Marriage immigration also perpetuates itself. Studies show that the age at which an immigrant woman first becomes a mother increases and the number of children decreases the longer her family is in Europe. That is, a first generation immigrant would exhibit behavior closer to her native country while a second and third generation immigrant would tend to be more similar to the local population. Marriage immigration therefore ensures a continued high level of fertility among the immigrant population.

Many forecasts regarding the Muslim immigration to Europe expect that immigrant Muslims will eventually integrate into society. However, marriage immigration ensures that the immigrant population never progresses past the stage of first and second generation immigrants, frustrating integration. Also hampering demographic forecasts is the fact that many second generation immigrants prefer to marry spouses from their parents' home country. Studies among Moroccan and Turkish youth in Belgium show that they often prefer to marry spouses from "back home" rather than marrying a fellow second generation immigrant like themselves. Boys, dissatisfied with what they see as the Westernization of immigrant women, opt for more traditional women from the home country. Moroccan immigrant youth visiting their home country are often accosted with offers of sex and money in exchange for a visa by local girls desperate to get to the "Promised Land."

Girls, on the other hand, are dissatisfied with what they see as the lower-class behaviors of many immigrant men and their attitudes towards marriage and women and, therefore, opt for a more "open," gentlemanly, and educated man, also from back home. The market value of legal immigrant women is especially high. In Norway, marriageable Muslim girls are sometimes called "gilded paper" or "visa." Marrying a husband from the home country has the additional benefit that the wife can be quite sure her new in-laws will not interfere in her marriage. This is important as it is traditional among immigrants for the new couple to live in the house of the husband's parents and under their authority until they have children.

CURRENT IMMIGRATION: ASYLUM SEEKERS

Traditionally, asylum seekers were those who fled persecution. Before the immigration stop, some asylum seekers came as economic migrants without bothering to go through the official process of being recognized as refugees. After the immigration stop, the process changed and many economic migrants started posing as refugees as a "consciously planned act of subversion." Asylum seekers enter the country as illegal immigrants, destroying their papers and lying as much as necessary to achieve their objective--a new life in Europe. Today, those who cannot immigrate through marriage often choose the asylum process regardless of their situation back home. Only a minority of asylum seekers are quota refugees for whom the United Nations has recognized their status during a stay in refugee camps ahead of their travel to Europe. Most refugees enter Europe illegally, which requires paying smugglers and sometimes obtaining fake documents. These refugees make their way to the country most likely to accept their application. In recent years, Iraqi and Afghan refugees crossed several European states in order to claim asylum in Sweden and Norway, countries which have more liberal asylum laws. And many of those seeking asylum exaggerate or fabricate persecution claims creating an absurd situation whereby asylum seekers, claiming shelter in Europe, spend holidays on vacation in their countries of origin.
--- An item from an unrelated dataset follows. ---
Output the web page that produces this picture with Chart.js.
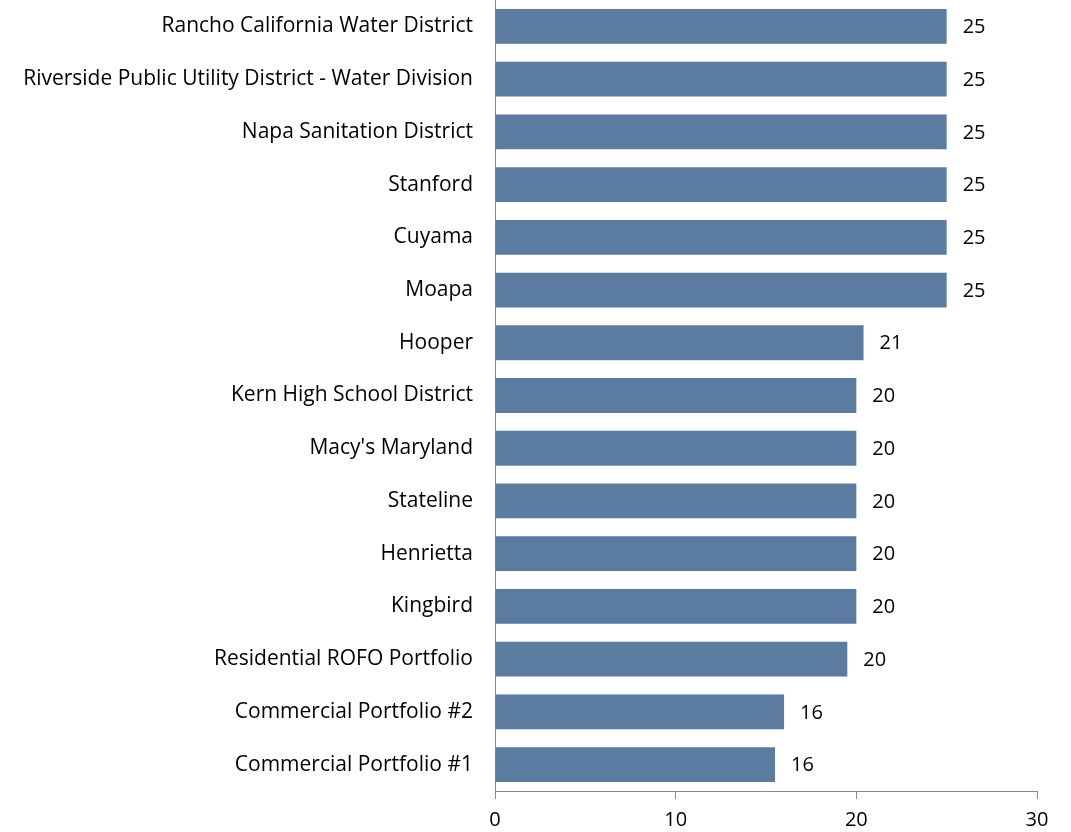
<!DOCTYPE html>
<html><head><meta charset="utf-8">
<script src="https://cdn.jsdelivr.net/npm/chart.js@4"></script>
<style>html,body{margin:0;padding:0;background:#fff}#wrap{width:1071px;height:832px}</style>
</head><body><div id="wrap"><canvas id="c"></canvas></div>
<script>
const categories = ["Rancho California Water District","Riverside Public Utility District - Water Division","Napa Sanitation District","Stanford","Cuyama","Moapa","Hooper","Kern High School District","Macy's Maryland","Stateline","Henrietta","Kingbird","Residential ROFO Portfolio","Commercial Portfolio #2","Commercial Portfolio #1"];
const values = [25,25,25,25,25,25,20.4,20,20,20,20,20,19.5,16,15.5];
const valueLabels = ["25","25","25","25","25","25","21","20","20","20","20","20","20","16","16"];
const xTicks = [0,10,20,30];
const FONT = "'Open Sans', 'Noto Sans', sans-serif";

const dataLabels = {
  id:'dataLabels',
  afterDatasetsDraw(chart){
    const ctx = chart.ctx;
    const meta = chart.getDatasetMeta(0);
    ctx.save();
    ctx.font = "20px " + FONT;
    ctx.fillStyle = "#000";
    ctx.textAlign = "left";
    ctx.textBaseline = "middle";
    meta.data.forEach((bar,i)=>{
      ctx.fillText(valueLabels[i], bar.x + 16, bar.y + 1);
    });
    ctx.restore();
  }
};

new Chart(document.getElementById('c'), {
  type:'bar',
  data:{labels:categories, datasets:[{data:values, backgroundColor:'#5B7BA0', borderWidth:0, barPercentage:0.66, categoryPercentage:1}]},
  options:{
    indexAxis:'y', responsive:true, maintainAspectRatio:false, animation:false,
    layout:{padding:{top:0,right:34,left:0,bottom:0}},
    plugins:{legend:{display:false}, tooltip:{enabled:false}},
    scales:{
      x:{min:0,max:30,
        afterBuildTicks(s){ s.ticks = xTicks.map(v=>({value:v})); },
        afterFit(s){ s.height = 41; },
        grid:{drawOnChartArea:false, drawTicks:true, tickLength:8, color:'#888'},
        border:{color:'#888', width:1},
        ticks:{color:'#000', padding:9, font:{family:FONT, size:20}, maxRotation:0}
      },
      y:{
        afterFit(s){ s.width = 495; s.paddingTop = 0; s.paddingBottom = 0; },
        grid:{display:false, drawTicks:false},
        border:{color:'#888', width:1},
        ticks:{color:'#000', padding:22, font:{family:FONT, size:21}, autoSkip:false}
      }
    }
  },
  plugins:[dataLabels]
});
</script></body></html>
Still, there are real cases of political persecution. Beginning in the 1950s, many Muslim students arrived in Germany not only to take advantage of the technical education in German universities but also to escape political persecution by secular, military leaders such as Gamal Abdel Nasser, bent on eradicating Islamist groups back home. The trend has accelerated into the 1980s and 1990s as Islamist activists fled intensified domestic crackdowns in Syria, North Africa, and Egypt. However, unlike many asylum seekers who sought to flee oppression, these refugees sought to replicate it, plotting the replacement of secular dictatorships with religious dictatorships. They cared little for the values of liberal democracy even as they sought to utilize it for their own purposes. European officials, perhaps for reasons of moral equivalency, granted such activists asylum without regard to what caused the persecution against them in the first place. Using their new European base, many of these Islamist activists continued in their struggle for regime change in their homelands, creating networks that at times became the basis for today's European Muslim terrorist networks. As one Egyptian official said, "European countries like Denmark, Sweden, Switzerland, England and others, which give sanctuary to these terrorists should now understand it will come back to haunt them where they live." The idea of "refugee" has degenerated so much that, during the war in Afghanistan, British officials granted asylum to Taliban fighters.
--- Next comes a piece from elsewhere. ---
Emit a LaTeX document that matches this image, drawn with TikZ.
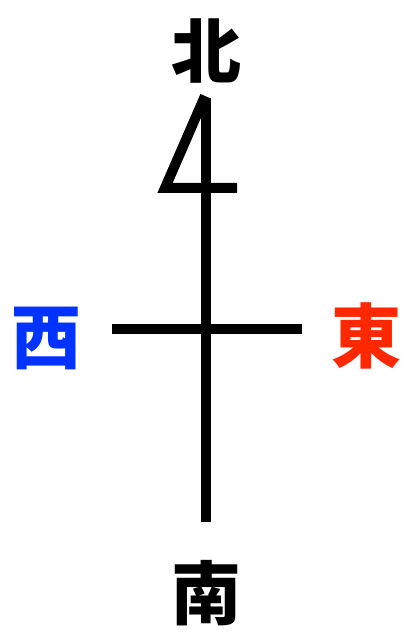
\documentclass[tikz,border=0pt]{standalone}
\usepackage{fontspec}
\newfontfamily\cjk{Noto Sans CJK JP}
\definecolor{westblue}{RGB}{0,51,255}
\definecolor{eastred}{RGB}{255,40,0}
\begin{document}
\begin{tikzpicture}[
  x=1pt, y=-1pt,
  dirlabel/.style={font=\cjk\bfseries\fontsize{70}{70}\selectfont, inner sep=0pt},
  stroke/.style={line width=10pt, black},
]
  \useasboundingbox (0,0) rectangle (409,636);

  % compass labels
  \node[dirlabel] (north) at (206, 51) {北};
  \node[dirlabel] (south) at (206, 593) {南};
  \node[dirlabel, westblue] (west) at (47, 338) {西};
  \node[dirlabel, eastred] (east) at (366, 336) {東};

  \coordinate (top) at (206, 98);
  \coordinate (bottom) at (206, 522);
  \coordinate (bend) at (165, 188);
  \coordinate (barend) at (237, 188);
  \coordinate (left) at (112, 329);
  \coordinate (right) at (302, 329);

  % the needle
  \draw[stroke] (top) -- (bottom);
  \draw[stroke, line join=miter] ([xshift=-1pt, yshift=2pt]top) -- (bend) -- (barend);
  \draw[stroke] (left) -- (right);
\end{tikzpicture}
\end{document}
Conversely, Islamic countries can also produce refugees who flee strict application of Islamic law, individuals such as homosexuals, converts from Islam to other religions, or members of persecuted minorities, such as the Ahmadiyya in Pakistan, or the Jews in Yemen who may face capital punishment for their beliefs or actions. However, such a trend can encourage fraud. For example, after the Norwegian government granted automatic residence permits to persecuted homosexuals, fifty Iranian asylum seekers claimed to be persecuted homosexuals. At least one married in Iran and after receiving asylum proceeded to request family reunification. Several others reported doubtful stories but were given asylum anyway.

Likewise, the decision to grant automatic residence permits to converts from Islam--even those who converted after arriving in Europe--encourages more abuse. In Norway, one hundred Afghan refugees converted to Christianity after the rejection of their initial asylum claims.

While European governments do reject the applications of many asylum seekers, this does not mean the individuals leave or are deported. Perhaps 80 percent of asylum seekers stay in Europe after the rejection of their application.

There are many reasons why asylum seekers are not immediately deported. The West's liberal court systems allow for appeals and for further review after a decision by the first instance of justice. Death sentences in the home country, seen as inhumane by the Europeans, or refusal by the home country to accept its own citizens back can also prevent deportation. Others simply disappear, continuing to live in the country as undocumented illegal immigrants. The result is that those detained in camps for months or years before the completion of court processes are removed from productivity and learn to live at public expense.